- [Task to complete]
The required output is the block of lines from the line with "Recreate this image" to the line with "plt.rcParams['axes.unicode_minus'] = False", endpoints included and pictures omitted.

- [Given information]

⟨

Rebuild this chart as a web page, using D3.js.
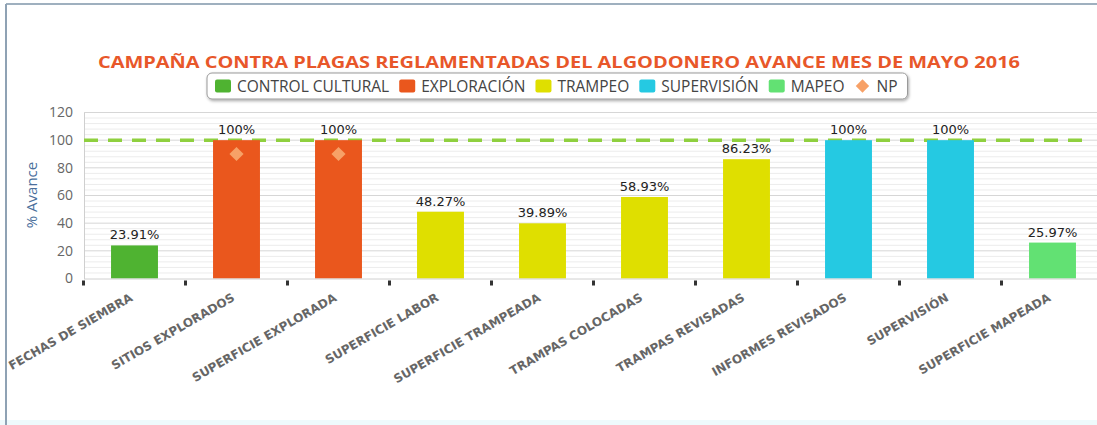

⟩
⟨

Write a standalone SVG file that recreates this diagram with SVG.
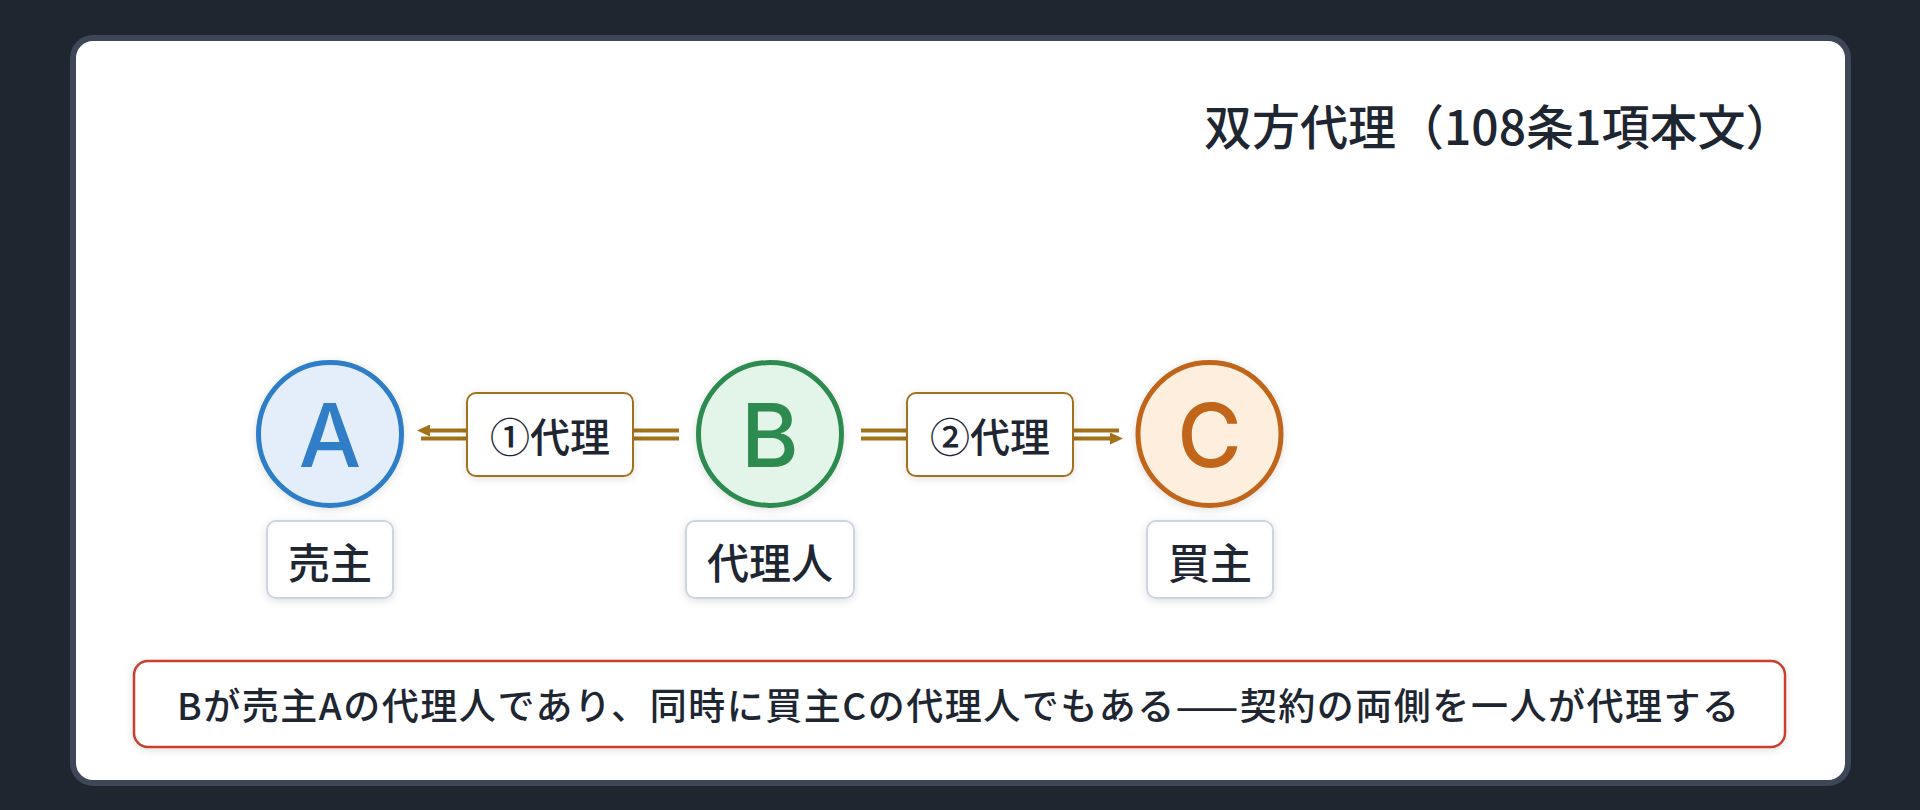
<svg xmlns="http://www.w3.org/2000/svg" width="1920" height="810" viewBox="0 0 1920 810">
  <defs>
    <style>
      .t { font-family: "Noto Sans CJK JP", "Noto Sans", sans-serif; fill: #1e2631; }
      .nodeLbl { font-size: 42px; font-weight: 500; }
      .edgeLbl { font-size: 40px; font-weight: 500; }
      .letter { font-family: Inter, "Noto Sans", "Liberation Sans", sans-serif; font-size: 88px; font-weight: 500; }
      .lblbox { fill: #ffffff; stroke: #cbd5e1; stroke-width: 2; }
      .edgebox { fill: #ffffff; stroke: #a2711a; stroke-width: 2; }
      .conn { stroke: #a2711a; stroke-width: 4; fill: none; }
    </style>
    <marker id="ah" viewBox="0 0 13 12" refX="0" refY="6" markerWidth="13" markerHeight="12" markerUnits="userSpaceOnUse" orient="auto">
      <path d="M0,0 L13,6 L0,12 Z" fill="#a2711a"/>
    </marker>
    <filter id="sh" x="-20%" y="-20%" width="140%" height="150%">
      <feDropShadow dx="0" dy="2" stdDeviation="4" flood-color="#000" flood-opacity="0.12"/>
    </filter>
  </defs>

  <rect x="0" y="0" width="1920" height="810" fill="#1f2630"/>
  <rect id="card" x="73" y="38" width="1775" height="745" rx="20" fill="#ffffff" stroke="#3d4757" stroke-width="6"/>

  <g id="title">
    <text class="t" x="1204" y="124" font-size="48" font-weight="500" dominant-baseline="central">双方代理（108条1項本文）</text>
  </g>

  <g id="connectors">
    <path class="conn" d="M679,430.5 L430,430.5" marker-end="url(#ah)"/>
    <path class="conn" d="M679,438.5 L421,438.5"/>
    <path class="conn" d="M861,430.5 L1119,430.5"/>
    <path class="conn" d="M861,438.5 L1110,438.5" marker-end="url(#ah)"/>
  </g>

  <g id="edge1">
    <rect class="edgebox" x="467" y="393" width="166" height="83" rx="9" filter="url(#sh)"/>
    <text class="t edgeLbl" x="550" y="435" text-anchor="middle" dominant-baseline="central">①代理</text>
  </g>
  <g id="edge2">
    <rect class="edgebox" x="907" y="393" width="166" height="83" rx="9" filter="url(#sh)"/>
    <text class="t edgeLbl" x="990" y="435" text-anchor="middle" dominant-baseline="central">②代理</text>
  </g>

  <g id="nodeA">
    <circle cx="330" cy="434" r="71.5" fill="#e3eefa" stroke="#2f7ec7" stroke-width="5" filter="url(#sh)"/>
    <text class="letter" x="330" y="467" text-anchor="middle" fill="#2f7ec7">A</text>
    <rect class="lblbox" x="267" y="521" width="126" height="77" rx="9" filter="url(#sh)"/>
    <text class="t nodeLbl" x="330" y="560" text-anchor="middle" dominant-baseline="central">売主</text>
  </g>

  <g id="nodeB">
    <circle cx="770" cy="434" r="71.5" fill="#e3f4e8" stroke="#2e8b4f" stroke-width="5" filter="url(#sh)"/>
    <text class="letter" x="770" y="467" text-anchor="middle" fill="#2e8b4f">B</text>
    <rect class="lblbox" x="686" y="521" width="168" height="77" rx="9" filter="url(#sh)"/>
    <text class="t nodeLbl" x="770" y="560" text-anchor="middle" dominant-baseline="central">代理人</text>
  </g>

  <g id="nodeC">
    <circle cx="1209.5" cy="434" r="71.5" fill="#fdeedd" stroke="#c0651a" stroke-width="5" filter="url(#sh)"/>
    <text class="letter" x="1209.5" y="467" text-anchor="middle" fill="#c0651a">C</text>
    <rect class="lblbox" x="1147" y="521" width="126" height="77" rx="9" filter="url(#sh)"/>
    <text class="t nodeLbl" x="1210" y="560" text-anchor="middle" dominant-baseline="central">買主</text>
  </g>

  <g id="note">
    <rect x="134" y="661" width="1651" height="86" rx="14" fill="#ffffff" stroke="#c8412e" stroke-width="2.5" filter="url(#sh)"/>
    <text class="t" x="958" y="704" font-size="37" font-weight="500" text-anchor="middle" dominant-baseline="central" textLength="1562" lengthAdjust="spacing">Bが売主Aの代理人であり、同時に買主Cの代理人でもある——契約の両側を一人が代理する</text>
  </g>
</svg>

⟩
⟨

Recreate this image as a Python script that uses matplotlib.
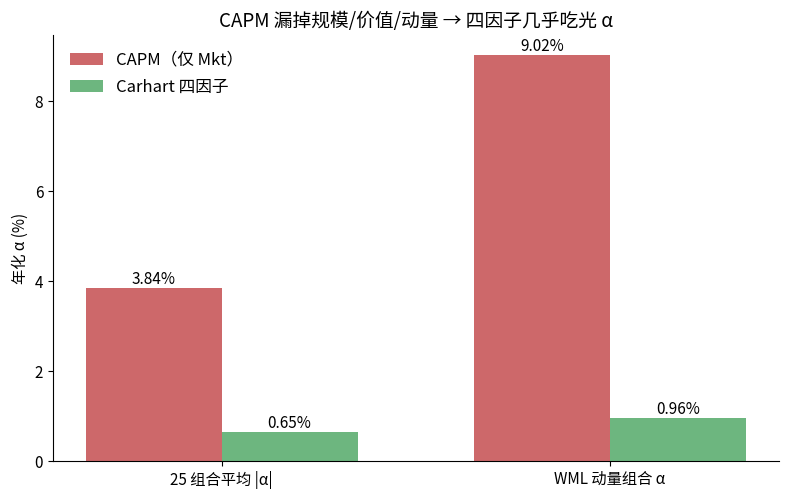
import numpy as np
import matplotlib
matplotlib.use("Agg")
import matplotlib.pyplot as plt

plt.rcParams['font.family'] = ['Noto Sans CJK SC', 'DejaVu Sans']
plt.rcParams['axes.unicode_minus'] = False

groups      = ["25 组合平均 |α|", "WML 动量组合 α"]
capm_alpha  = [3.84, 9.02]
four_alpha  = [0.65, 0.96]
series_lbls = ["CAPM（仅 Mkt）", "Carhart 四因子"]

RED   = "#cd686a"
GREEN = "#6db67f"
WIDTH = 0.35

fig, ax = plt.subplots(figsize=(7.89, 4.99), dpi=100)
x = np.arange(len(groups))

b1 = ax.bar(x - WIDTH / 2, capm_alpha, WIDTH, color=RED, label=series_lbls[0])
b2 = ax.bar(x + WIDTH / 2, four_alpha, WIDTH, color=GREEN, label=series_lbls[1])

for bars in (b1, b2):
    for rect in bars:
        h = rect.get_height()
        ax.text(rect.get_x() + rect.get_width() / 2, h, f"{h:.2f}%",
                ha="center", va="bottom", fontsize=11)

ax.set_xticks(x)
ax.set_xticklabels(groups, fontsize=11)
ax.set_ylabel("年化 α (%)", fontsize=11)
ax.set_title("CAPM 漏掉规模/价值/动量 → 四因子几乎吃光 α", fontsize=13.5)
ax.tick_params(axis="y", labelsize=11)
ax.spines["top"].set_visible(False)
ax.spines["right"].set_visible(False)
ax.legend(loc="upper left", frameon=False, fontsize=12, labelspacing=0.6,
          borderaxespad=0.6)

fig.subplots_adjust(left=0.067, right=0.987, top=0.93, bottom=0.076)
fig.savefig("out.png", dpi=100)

⟩

- [Problem solution]
Recreate this image as a Python script that uses matplotlib.
import numpy as np
import matplotlib
matplotlib.use("Agg")
import matplotlib.pyplot as plt

plt.rcParams['font.family'] = ['Noto Sans CJK SC', 'DejaVu Sans']
plt.rcParams['axes.unicode_minus'] = False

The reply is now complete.